Members of the RSPB Scotland nature reserve found the pieces of broken spearheads and swords at a dig site on the Isle of Coll. Experts believe these weapons date back to around 3,000 years ago.

Jill Harden, an archaeologist from RSPB Scotland, explained that the weapons were most likely broken and thrown into one of the local lochs as part of an ancient religious ceremony.

"This is the first discovery of this size from Argyll for many years," Harden said.

"The items were recovered from what had once been a freshwater loch - it seems that they had been purposely broken and cast into the waters as part of a ceremony, most likely as offerings or gifts to the gods or goddesses of the time."

Harden pointed out that bronze swords were reportedly discovered on the Isle of Coll while workers were conducting drainage works in the area in the 19th century. However, the whereabouts of these ancient weapons remain unknown today.

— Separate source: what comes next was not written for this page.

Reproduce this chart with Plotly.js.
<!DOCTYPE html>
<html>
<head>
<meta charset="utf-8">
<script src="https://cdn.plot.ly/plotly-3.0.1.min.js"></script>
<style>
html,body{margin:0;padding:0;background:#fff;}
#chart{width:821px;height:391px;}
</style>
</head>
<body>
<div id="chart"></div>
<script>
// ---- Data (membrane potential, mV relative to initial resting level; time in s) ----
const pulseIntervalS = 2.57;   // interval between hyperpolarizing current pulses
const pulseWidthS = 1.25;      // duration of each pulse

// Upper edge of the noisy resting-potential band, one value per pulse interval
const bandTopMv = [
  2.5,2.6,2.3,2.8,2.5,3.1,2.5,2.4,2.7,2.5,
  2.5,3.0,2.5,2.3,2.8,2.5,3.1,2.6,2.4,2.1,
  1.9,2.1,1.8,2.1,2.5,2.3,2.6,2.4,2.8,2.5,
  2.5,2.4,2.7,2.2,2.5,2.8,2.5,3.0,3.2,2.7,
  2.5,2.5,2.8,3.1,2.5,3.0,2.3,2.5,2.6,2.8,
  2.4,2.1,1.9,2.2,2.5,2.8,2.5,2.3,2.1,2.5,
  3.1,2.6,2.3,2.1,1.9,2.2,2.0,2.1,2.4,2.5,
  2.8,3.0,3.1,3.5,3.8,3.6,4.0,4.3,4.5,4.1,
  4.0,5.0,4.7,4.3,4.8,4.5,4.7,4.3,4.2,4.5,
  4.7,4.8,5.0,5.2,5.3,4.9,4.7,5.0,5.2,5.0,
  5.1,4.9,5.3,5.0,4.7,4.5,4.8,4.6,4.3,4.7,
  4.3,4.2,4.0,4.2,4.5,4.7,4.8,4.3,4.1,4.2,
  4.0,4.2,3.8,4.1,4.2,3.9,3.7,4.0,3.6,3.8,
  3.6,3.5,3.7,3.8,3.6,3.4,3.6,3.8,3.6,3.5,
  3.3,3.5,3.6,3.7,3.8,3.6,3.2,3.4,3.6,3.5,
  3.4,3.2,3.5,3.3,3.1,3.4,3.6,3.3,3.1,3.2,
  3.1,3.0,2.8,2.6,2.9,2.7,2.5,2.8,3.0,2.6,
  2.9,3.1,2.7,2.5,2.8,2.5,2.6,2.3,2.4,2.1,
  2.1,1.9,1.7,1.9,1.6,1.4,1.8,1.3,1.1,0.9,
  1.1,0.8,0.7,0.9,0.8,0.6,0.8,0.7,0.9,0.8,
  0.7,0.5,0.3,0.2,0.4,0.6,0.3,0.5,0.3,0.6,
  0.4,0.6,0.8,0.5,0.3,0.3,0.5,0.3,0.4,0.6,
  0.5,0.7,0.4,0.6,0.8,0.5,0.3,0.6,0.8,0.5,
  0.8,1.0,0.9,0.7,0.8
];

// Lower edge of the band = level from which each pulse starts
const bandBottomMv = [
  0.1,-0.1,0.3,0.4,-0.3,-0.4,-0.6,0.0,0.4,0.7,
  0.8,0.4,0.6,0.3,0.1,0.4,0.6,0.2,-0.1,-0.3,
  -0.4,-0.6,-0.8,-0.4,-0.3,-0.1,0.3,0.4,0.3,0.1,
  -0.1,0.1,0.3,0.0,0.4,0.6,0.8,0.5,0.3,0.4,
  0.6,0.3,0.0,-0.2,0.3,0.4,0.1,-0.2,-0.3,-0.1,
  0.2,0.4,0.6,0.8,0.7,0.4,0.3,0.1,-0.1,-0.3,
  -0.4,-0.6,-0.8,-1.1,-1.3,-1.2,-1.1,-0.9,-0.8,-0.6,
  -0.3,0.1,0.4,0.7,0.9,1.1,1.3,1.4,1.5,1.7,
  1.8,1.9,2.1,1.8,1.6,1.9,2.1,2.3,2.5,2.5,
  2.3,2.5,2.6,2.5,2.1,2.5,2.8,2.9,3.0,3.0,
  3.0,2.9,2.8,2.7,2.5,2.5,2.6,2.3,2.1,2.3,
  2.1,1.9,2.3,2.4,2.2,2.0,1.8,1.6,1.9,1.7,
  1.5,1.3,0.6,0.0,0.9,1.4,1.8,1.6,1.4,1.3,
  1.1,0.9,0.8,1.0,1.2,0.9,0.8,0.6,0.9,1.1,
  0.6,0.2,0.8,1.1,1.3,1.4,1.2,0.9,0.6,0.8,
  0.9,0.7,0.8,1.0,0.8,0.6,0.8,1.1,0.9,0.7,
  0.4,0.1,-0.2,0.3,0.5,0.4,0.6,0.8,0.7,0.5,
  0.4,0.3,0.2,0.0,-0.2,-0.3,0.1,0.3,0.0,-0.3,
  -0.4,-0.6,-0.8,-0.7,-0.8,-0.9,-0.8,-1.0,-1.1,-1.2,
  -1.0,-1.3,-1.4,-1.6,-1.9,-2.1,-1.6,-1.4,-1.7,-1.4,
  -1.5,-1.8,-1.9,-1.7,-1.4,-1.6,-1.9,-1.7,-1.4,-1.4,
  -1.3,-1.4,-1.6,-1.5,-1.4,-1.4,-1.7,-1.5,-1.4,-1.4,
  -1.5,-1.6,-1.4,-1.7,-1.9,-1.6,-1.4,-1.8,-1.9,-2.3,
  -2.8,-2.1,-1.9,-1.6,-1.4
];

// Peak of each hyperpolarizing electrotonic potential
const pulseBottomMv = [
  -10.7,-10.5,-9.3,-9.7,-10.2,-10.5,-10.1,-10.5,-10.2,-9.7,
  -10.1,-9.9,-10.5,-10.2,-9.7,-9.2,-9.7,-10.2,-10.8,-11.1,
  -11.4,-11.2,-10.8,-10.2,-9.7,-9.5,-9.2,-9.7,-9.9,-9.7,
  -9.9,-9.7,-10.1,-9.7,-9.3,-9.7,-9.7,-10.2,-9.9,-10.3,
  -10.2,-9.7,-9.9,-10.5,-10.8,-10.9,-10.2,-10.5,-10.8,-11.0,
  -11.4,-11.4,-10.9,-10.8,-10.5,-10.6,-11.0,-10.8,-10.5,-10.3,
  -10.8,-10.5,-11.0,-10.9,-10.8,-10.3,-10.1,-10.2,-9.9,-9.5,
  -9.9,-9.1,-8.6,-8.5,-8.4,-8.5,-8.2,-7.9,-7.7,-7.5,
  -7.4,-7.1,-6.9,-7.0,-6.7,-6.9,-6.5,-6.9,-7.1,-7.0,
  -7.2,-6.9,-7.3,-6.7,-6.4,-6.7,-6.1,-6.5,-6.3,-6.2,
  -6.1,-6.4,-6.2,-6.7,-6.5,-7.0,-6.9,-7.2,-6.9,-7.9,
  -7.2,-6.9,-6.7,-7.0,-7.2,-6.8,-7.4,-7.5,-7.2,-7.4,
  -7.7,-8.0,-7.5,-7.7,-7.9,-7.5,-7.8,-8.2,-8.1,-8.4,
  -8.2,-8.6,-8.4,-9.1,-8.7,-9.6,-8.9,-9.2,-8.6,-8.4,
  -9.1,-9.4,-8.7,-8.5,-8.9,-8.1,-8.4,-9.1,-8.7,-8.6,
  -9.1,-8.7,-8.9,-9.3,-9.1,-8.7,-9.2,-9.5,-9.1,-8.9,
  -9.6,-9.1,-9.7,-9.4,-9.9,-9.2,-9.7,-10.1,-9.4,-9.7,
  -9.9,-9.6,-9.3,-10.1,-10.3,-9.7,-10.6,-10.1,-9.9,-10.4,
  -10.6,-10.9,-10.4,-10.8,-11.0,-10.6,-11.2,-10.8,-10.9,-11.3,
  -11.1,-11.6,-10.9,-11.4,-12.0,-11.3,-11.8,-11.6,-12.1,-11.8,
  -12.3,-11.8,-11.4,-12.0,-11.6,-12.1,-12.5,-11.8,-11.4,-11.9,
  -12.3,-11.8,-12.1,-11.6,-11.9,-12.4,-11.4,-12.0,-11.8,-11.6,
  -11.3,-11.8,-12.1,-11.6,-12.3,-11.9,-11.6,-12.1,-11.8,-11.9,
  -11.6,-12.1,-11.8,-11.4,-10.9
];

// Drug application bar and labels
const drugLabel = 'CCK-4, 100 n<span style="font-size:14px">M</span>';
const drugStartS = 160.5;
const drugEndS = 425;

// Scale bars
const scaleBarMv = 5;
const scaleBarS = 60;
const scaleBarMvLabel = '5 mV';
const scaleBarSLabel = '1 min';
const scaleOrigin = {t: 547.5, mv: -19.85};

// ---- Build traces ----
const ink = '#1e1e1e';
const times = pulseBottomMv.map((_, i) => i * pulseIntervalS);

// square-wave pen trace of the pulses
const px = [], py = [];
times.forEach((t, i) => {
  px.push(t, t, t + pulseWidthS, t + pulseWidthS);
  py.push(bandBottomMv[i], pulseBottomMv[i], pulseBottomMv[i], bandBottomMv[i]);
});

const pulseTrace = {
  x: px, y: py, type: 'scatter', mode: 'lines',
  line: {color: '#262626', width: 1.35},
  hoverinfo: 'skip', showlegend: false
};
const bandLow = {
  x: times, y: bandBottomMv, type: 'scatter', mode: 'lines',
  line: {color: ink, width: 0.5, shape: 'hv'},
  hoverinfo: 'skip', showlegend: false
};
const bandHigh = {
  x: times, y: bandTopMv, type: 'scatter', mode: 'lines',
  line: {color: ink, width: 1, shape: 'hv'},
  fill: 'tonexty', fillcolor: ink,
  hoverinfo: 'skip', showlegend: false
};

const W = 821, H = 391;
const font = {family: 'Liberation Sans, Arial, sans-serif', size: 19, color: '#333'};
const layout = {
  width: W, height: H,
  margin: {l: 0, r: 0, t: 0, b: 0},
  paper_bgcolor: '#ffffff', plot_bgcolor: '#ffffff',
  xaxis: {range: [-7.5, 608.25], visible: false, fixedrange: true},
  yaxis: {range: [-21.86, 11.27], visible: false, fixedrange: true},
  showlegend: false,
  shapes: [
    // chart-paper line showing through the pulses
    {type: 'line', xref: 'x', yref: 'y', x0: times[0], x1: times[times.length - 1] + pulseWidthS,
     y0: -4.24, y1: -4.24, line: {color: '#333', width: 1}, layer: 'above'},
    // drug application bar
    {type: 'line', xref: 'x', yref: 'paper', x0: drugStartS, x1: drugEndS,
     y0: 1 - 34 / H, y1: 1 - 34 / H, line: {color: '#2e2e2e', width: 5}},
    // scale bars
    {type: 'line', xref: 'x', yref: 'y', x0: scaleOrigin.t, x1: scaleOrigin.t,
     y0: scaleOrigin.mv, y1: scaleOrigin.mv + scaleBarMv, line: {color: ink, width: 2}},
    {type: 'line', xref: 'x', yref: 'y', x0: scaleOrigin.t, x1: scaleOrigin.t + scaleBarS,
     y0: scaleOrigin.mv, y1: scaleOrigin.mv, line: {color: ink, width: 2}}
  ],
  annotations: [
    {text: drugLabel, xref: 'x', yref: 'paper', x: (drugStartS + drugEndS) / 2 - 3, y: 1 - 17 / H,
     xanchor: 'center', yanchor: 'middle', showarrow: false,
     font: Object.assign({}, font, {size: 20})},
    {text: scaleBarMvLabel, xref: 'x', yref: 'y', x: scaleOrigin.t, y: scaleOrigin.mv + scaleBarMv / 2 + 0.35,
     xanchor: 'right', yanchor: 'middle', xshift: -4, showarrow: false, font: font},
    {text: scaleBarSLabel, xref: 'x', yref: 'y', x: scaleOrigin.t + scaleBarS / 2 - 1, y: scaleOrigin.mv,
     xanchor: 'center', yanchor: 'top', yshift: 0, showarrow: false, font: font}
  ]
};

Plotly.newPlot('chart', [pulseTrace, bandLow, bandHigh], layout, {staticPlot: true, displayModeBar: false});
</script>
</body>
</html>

Officials from the Treasure Trove Unit together with the National Museums Scotland and the RSPB Scotland nature reserve directed the investigation on the archaeological find.

Twelve of the newly discovered bronze weapon pieces have been transferred to the Kilmartin Museum located in Argyll. Several other local museums were allowed to apply to obtain the weapons but the Treasure Trove Unit ultimately chose to hand the weapons over to the Kilmartin Museum for conservation and care.

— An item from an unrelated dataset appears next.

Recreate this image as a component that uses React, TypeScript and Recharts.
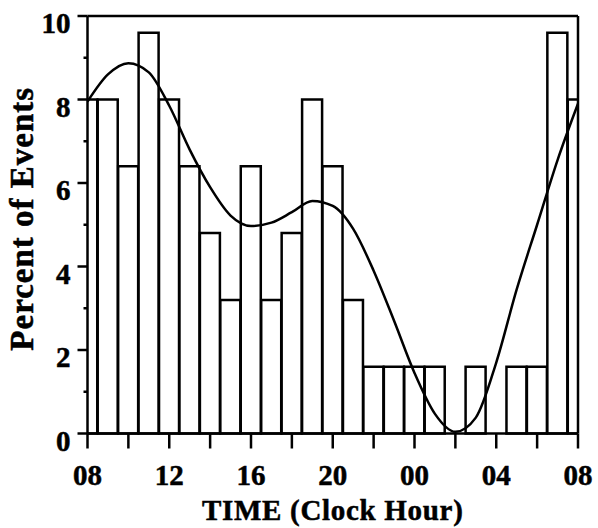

Trevor Cowie, a representative from the Scottish history and archaeology department of the National Museums Scotland said that while a considerable number of artifacts from this era have been found in Scotland's western region in the past, there is little information about the exact locations they were discovered.

Cowie added that the development of archaeological techniques since the discoveries were first made during the 19th century provides them with a great opportunity to uncover many unsolved mysteries regarding the lives of people on the Isle of Coll some 3,000 years in the past.

The ancient weapons are available for public viewing at the An Cridhe community center on Coll from Thursday, Oct. 15, to Friday, Oct. 16.